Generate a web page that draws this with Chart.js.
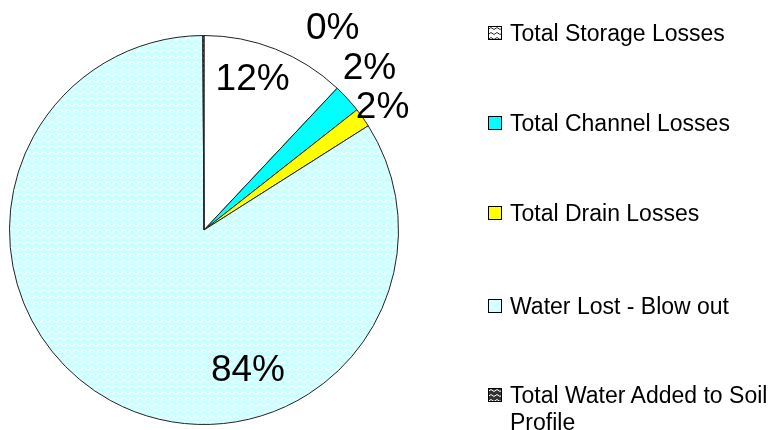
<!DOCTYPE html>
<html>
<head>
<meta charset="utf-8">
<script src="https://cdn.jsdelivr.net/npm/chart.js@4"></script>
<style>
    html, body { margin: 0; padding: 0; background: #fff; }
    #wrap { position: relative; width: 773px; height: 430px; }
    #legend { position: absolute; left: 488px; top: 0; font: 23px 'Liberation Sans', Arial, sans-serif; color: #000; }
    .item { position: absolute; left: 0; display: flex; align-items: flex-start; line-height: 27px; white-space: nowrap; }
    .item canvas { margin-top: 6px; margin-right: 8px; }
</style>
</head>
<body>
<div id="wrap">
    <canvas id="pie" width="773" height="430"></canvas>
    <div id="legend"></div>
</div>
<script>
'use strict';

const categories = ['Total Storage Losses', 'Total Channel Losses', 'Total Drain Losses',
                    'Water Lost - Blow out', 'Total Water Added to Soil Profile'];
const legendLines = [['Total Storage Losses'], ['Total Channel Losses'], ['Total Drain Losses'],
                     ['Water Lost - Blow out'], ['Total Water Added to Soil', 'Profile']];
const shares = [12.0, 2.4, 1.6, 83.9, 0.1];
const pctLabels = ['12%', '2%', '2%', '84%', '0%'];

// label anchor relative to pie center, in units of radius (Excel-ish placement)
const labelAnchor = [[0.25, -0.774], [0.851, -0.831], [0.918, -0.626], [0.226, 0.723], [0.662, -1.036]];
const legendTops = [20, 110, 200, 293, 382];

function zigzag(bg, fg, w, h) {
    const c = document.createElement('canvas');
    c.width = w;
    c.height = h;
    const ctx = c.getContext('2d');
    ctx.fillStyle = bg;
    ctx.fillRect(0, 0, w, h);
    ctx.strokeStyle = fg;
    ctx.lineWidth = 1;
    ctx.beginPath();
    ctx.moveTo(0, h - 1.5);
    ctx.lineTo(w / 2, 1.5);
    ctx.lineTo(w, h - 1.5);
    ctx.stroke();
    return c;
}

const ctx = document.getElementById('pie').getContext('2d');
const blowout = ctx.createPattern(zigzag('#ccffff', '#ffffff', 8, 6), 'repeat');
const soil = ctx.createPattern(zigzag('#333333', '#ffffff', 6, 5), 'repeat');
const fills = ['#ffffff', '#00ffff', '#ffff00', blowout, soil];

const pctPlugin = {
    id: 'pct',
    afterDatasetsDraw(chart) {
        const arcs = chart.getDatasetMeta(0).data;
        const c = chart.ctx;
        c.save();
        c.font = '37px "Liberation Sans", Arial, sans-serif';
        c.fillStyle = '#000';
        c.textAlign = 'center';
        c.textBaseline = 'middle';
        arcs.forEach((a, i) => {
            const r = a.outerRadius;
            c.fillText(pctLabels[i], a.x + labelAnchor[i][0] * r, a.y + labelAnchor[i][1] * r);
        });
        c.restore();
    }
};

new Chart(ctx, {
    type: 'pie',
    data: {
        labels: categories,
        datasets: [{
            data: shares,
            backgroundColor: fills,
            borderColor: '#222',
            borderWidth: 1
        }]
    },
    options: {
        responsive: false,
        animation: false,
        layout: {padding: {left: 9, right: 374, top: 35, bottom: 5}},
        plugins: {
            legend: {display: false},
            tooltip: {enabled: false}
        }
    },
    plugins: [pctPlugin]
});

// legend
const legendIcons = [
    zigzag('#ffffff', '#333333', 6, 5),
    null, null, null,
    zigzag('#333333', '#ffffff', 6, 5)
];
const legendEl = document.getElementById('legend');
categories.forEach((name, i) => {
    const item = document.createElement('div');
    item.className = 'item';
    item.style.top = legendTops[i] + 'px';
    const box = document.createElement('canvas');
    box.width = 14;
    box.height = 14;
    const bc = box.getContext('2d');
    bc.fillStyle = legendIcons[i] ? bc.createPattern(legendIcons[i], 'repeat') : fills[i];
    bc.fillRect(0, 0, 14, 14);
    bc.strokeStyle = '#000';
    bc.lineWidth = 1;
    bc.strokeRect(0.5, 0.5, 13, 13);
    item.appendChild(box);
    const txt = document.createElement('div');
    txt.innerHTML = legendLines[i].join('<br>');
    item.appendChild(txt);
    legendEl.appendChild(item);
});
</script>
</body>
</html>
◆ ◆ ◆ ◆ ◆ ◆ ◆
[Task details] Omit every picture, then reproduce the rest of the listing exactly.

[Solution below]
Generate a web page that draws this with Chart.js.
<!DOCTYPE html>
<html>
<head>
<meta charset="utf-8">
<script src="https://cdn.jsdelivr.net/npm/chart.js@4"></script>
<style>
    html, body { margin: 0; padding: 0; background: #fff; }
    #wrap { position: relative; width: 773px; height: 430px; }
    #legend { position: absolute; left: 488px; top: 0; font: 23px 'Liberation Sans', Arial, sans-serif; color: #000; }
    .item { position: absolute; left: 0; display: flex; align-items: flex-start; line-height: 27px; white-space: nowrap; }
    .item canvas { margin-top: 6px; margin-right: 8px; }
</style>
</head>
<body>
<div id="wrap">
    <canvas id="pie" width="773" height="430"></canvas>
    <div id="legend"></div>
</div>
<script>
'use strict';

const categories = ['Total Storage Losses', 'Total Channel Losses', 'Total Drain Losses',
                    'Water Lost - Blow out', 'Total Water Added to Soil Profile'];
const legendLines = [['Total Storage Losses'], ['Total Channel Losses'], ['Total Drain Losses'],
                     ['Water Lost - Blow out'], ['Total Water Added to Soil', 'Profile']];
const shares = [12.0, 2.4, 1.6, 83.9, 0.1];
const pctLabels = ['12%', '2%', '2%', '84%', '0%'];

// label anchor relative to pie center, in units of radius (Excel-ish placement)
const labelAnchor = [[0.25, -0.774], [0.851, -0.831], [0.918, -0.626], [0.226, 0.723], [0.662, -1.036]];
const legendTops = [20, 110, 200, 293, 382];

function zigzag(bg, fg, w, h) {
    const c = document.createElement('canvas');
    c.width = w;
    c.height = h;
    const ctx = c.getContext('2d');
    ctx.fillStyle = bg;
    ctx.fillRect(0, 0, w, h);
    ctx.strokeStyle = fg;
    ctx.lineWidth = 1;
    ctx.beginPath();
    ctx.moveTo(0, h - 1.5);
    ctx.lineTo(w / 2, 1.5);
    ctx.lineTo(w, h - 1.5);
    ctx.stroke();
    return c;
}

const ctx = document.getElementById('pie').getContext('2d');
const blowout = ctx.createPattern(zigzag('#ccffff', '#ffffff', 8, 6), 'repeat');
const soil = ctx.createPattern(zigzag('#333333', '#ffffff', 6, 5), 'repeat');
const fills = ['#ffffff', '#00ffff', '#ffff00', blowout, soil];

const pctPlugin = {
    id: 'pct',
    afterDatasetsDraw(chart) {
        const arcs = chart.getDatasetMeta(0).data;
        const c = chart.ctx;
        c.save();
        c.font = '37px "Liberation Sans", Arial, sans-serif';
        c.fillStyle = '#000';
        c.textAlign = 'center';
        c.textBaseline = 'middle';
        arcs.forEach((a, i) => {
            const r = a.outerRadius;
            c.fillText(pctLabels[i], a.x + labelAnchor[i][0] * r, a.y + labelAnchor[i][1] * r);
        });
        c.restore();
    }
};

new Chart(ctx, {
    type: 'pie',
    data: {
        labels: categories,
        datasets: [{
            data: shares,
            backgroundColor: fills,
            borderColor: '#222',
            borderWidth: 1
        }]
    },
    options: {
        responsive: false,
        animation: false,
        layout: {padding: {left: 9, right: 374, top: 35, bottom: 5}},
        plugins: {
            legend: {display: false},
            tooltip: {enabled: false}
        }
    },
    plugins: [pctPlugin]
});

// legend
const legendIcons = [
    zigzag('#ffffff', '#333333', 6, 5),
    null, null, null,
    zigzag('#333333', '#ffffff', 6, 5)
];
const legendEl = document.getElementById('legend');
categories.forEach((name, i) => {
    const item = document.createElement('div');
    item.className = 'item';
    item.style.top = legendTops[i] + 'px';
    const box = document.createElement('canvas');
    box.width = 14;
    box.height = 14;
    const bc = box.getContext('2d');
    bc.fillStyle = legendIcons[i] ? bc.createPattern(legendIcons[i], 'repeat') : fills[i];
    bc.fillRect(0, 0, 14, 14);
    bc.strokeStyle = '#000';
    bc.lineWidth = 1;
    bc.strokeRect(0.5, 0.5, 13, 13);
    item.appendChild(box);
    const txt = document.createElement('div');
    txt.innerHTML = legendLines[i].join('<br>');
    item.appendChild(txt);
    legendEl.appendChild(item);
});
</script>
</body>
</html>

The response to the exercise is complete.